To conclude, then, is to say that here as elsewhere there is no conclusion. "Of the making of books there is no end," as the old scriptural verse put it (while reifying a single book as the unalterable word-of-God), and Mallarmé in his modernist détournement: "Everything in the world exists in order to be turned into a book." It is my sense - at least in our common work as poets - that the movement, the dialectic (to use a once fashionable word) is between book & voice, between the poet (present) in his speaking & the poet (absent) in his writing. If poetry is made in the mouth (as it often is), it is also made in the hand & through the eye, and acts of transition & translation are always possible. That is to say, we are (up to and past our limits) full & sentient beings, & free (as Rimbaud once told us) to possess truth in one soul and one body.

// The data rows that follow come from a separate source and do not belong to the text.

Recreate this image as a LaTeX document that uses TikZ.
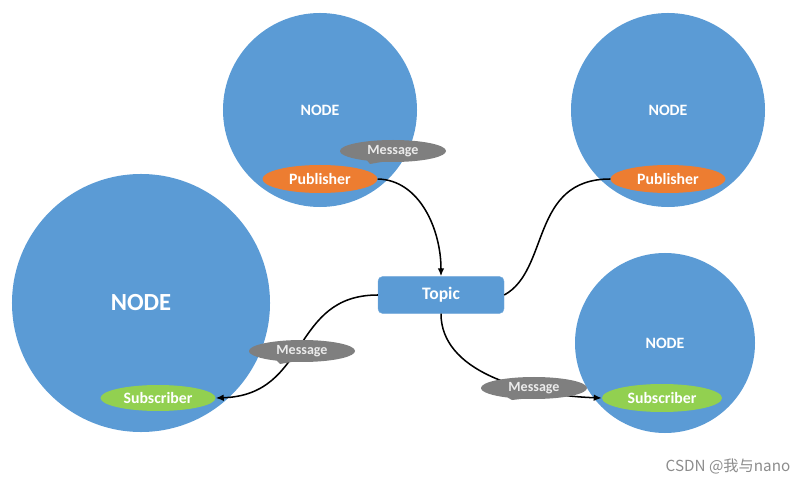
\documentclass[tikz,border=0pt]{standalone}
\usepackage{fontspec}
\setmainfont{Carlito}
\newfontfamily\cjkfont{Noto Sans CJK SC}
\usetikzlibrary{arrows.meta}
\usetikzlibrary{shapes.geometric}
\usetikzlibrary{shapes.callouts}

\definecolor{nodeblue}{HTML}{5B9BD5}
\definecolor{puborange}{HTML}{ED7D31}
\definecolor{subgreen}{HTML}{92D050}
\definecolor{msggrey}{HTML}{7F7F7F}

\begin{document}
\begin{tikzpicture} [x=0.03cm, y=-0.03cm,
  rosnode/.style={circle, fill=nodeblue, text=white, inner sep=0pt,
    font=\bfseries\fontsize{13.5}{15}\selectfont},
  pubsub/.style={ellipse, inner sep=0pt, text=white, minimum height=0.84cm,
    font=\bfseries\fontsize{13.5}{15}\selectfont},
  msg/.style={ellipse callout, fill=msggrey, text=white!92!black, inner sep=0pt,
    minimum width=3.18cm, minimum height=0.66cm, callout pointer arc=18,
    font=\bfseries\fontsize{12}{14}\selectfont},
  link/.style={black, line width=1.3pt},
  linkarrow/.style={link, -{Latex[length=2.4mm, width=2mm]}}
]

\useasboundingbox (0,0) rectangle (807,484);

% nodes
\node[rosnode, minimum size=5.82cm] (node1) at (320,110) {NODE};
\node[rosnode, minimum size=5.82cm] (node2) at (668,110) {NODE};
\node[rosnode, minimum size=7.74cm, font=\bfseries\fontsize{21}{24}\selectfont] (node3) at (141,303) {NODE};
\node[rosnode, minimum size=5.4cm] (node4) at (665,343) {NODE};

\node[pubsub, fill=puborange, minimum width=3.45cm] (pub1) at (320,179) {Publisher};
\node[pubsub, fill=puborange, minimum width=3.45cm] (pub2) at (668,179) {Publisher};
\node[pubsub, fill=subgreen, minimum width=3.45cm, minimum height=0.78cm] (sub1) at (158,398) {Subscriber};
\node[pubsub, fill=subgreen, minimum width=3.6cm] (sub2) at (662,398) {Subscriber};

\node[draw=nodeblue!85!white, fill=nodeblue, text=white, rounded corners=4pt,
  minimum width=3.78cm, minimum height=1.11cm, inner sep=0pt,
  font=\bfseries\fontsize{15}{17}\selectfont] (topic) at (441,295) {Topic};

% connections
\draw[linkarrow] (pub1.east) .. controls (420,180) and (441,230) .. (topic.north);
\draw[link] (topic.east) .. controls (550,270) and (530,179) .. (pub2.west);
\draw[linkarrow] (topic.west) .. controls (290,295) and (310,395) .. (sub1.east);
\draw[linkarrow] (topic.south) .. controls (441,370) and (520,395) .. (sub2.west);

% messages
\node[msg, callout absolute pointer={(370,164)}] (msg1) at (393,151) {Message};
\node[msg, callout absolute pointer={(280,364)}] (msg2) at (302,351) {Message};
\node[msg, callout absolute pointer={(512,400)}] (msg3) at (534,388) {Message};

\node[text=black!45, font=\cjkfont\fontsize{13}{15}\selectfont] (mark) at (728,466) {CSDN @我与nano};

\end{tikzpicture}
\end{document}
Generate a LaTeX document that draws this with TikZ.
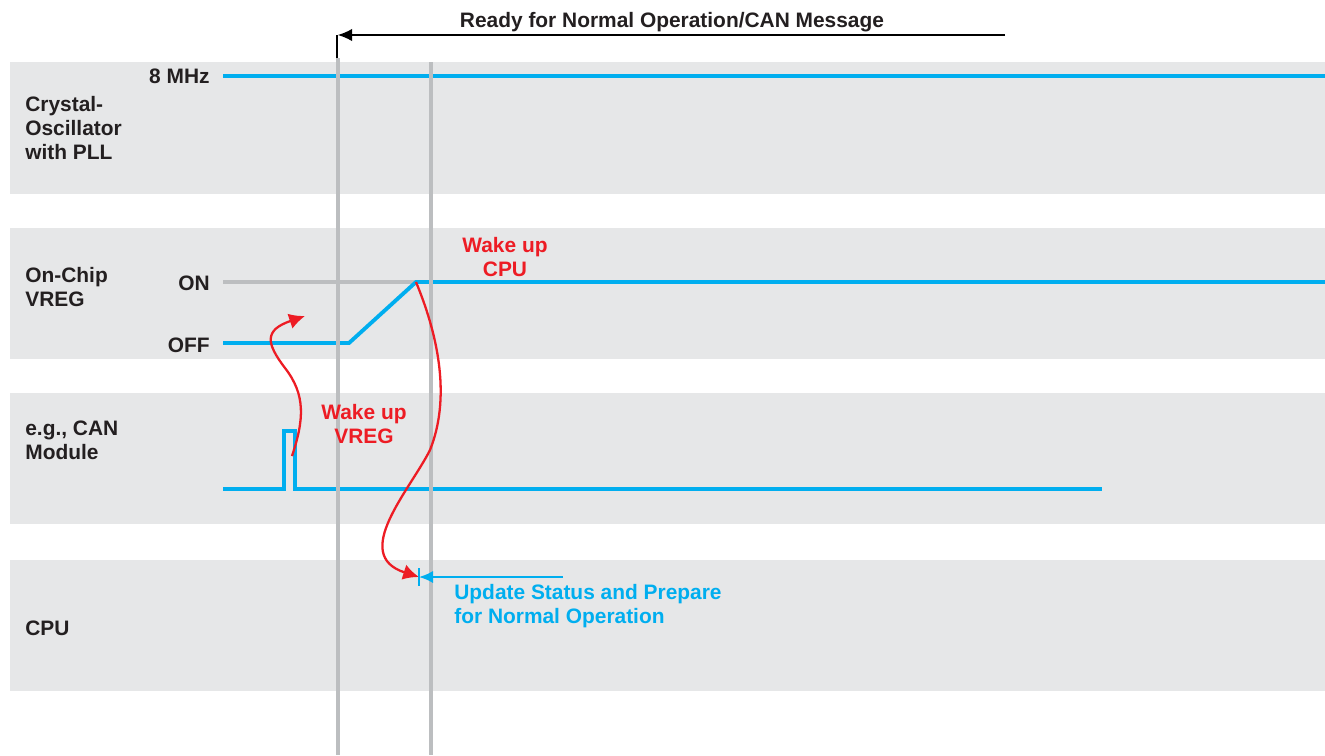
\documentclass[tikz,border=0pt]{standalone}
\usepackage{fontspec}
\setmainfont{Liberation Sans}
\usetikzlibrary{arrows.meta,calc}
\tikzset{>={Latex[length=8pt,width=7pt]}}
\definecolor{bandgray}{RGB}{230,231,232}
\definecolor{linegray}{RGB}{188,190,192}
\definecolor{sigblue}{RGB}{0,174,239}
\definecolor{wakered}{RGB}{237,28,36}
\definecolor{labelblack}{RGB}{35,31,32}
\tikzset{
  band/.style={fill=bandgray, draw=none},
  signal/.style={sigblue, line width=2.2pt},
  marker/.style={linegray, line width=1.8pt},
  wake/.style={wakered, line width=1.3pt, -{Latex[length=9pt,width=9pt]}},
  lbl/.style={font=\fontsize{11.9}{13.7}\selectfont\bfseries, text=labelblack, inner sep=0pt, align=left},
  redlbl/.style={lbl, text=wakered, align=center},
  bluelbl/.style={lbl, text=sigblue},
}

\begin{document}
\begin{tikzpicture}[x=0.02cm, y=-0.02cm]
    \useasboundingbox (0,0) rectangle (1325,755);

    % bands
    \fill [band] (10,62) rectangle (1325,194);
    \fill [band] (10,228) rectangle (1325,359);
    \fill [band] (10,393) rectangle (1325,524);
    \fill [band] (10,560) rectangle (1325,691);

    \node at (25,128) [lbl, anchor=west](osc){Crystal-\\Oscillator\\with PLL};
    \node at (25,287) [lbl, anchor=west](vreg){On-Chip\\VREG};
    \node at (25,440) [lbl, anchor=west](can){e.g., CAN\\Module};
    \node at (25,628) [lbl, anchor=west](cpu){CPU};
    \node at (210,76) [lbl, anchor=east](mhz){8 MHz};
    \node at (210,283) [lbl, anchor=east](on){ON};
    \node at (210,345) [lbl, anchor=east](off){OFF};

    % signals
    \draw [signal] (223,76) -- (1325,76);
    \draw [linegray, line width=2pt] (223,282) -- (416,282);
    \draw [signal] (223,343) -- (349,343) -- (416,282) -- (1325,282);
    \draw [signal] (223,489) -- (284,489) -- (284,431) -- (295,431) -- (295,489) -- (1102,489);

    \coordinate (ramptop) at (416,282);
    \coordinate (pulse) at (292,456);
    \coordinate (vregtip) at (305,316);
    \coordinate (cputick) at (419,577);
    \coordinate (cpuarrow) at (563,577);
    \coordinate (readytip) at (338,35);
    \coordinate (readyend) at (1005,35);

    % time markers
    \draw [black, line width=0.6pt] (337,35) -- (337,58);
    \draw [black, line width=0.6pt, ->] (readyend) -- (readytip);
    \node at (672,22) [lbl, align=center](ready){Ready for Normal Operation/CAN Message};
    \draw [marker] (338,58) -- (338,755);
    \draw [marker] (431,62) -- (431,755);

    % wake up paths
    \draw [wake] (pulse) .. controls (304,420) and (306,395) .. (285,368) .. controls (266,343) and (264,330) .. (vregtip);
    \draw [wake] (ramptop) .. controls (440,340) and (450,400) .. (430,450) .. controls (410,490) and (350,555) .. (cputick);
    \node at (364,424) [redlbl](wakevreg){Wake up\\VREG};
    \node at (505,257) [redlbl](wakecpu){Wake up\\CPU};

    \draw [sigblue, line width=1.1pt] (cputick) ++ (0,-9) --++ (0,18);
    \draw [sigblue, line width=1.2pt, ->] (cpuarrow) -- (cputick);
    \node at (454,606) [bluelbl, anchor=west](update){Update Status and Prepare\\for Normal Operation};
  \end{tikzpicture}
\end{document}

For myself, as I surely would have said to Eric Mottram (or he to me), the return to the book is the step now needed to make the work complete.


Jerome Rothenberg

Paris, 1997

In much the same way, I no longer believe, if I ever did, that the book or writing had - in some earlier time - destroyed orality or made the human voice obsolete. The book is as old as fire & water, and thought is made in the mouth - as it is also in the hands & lungs & with the inner body. If that was our condition at the beginning, it will be also in the end.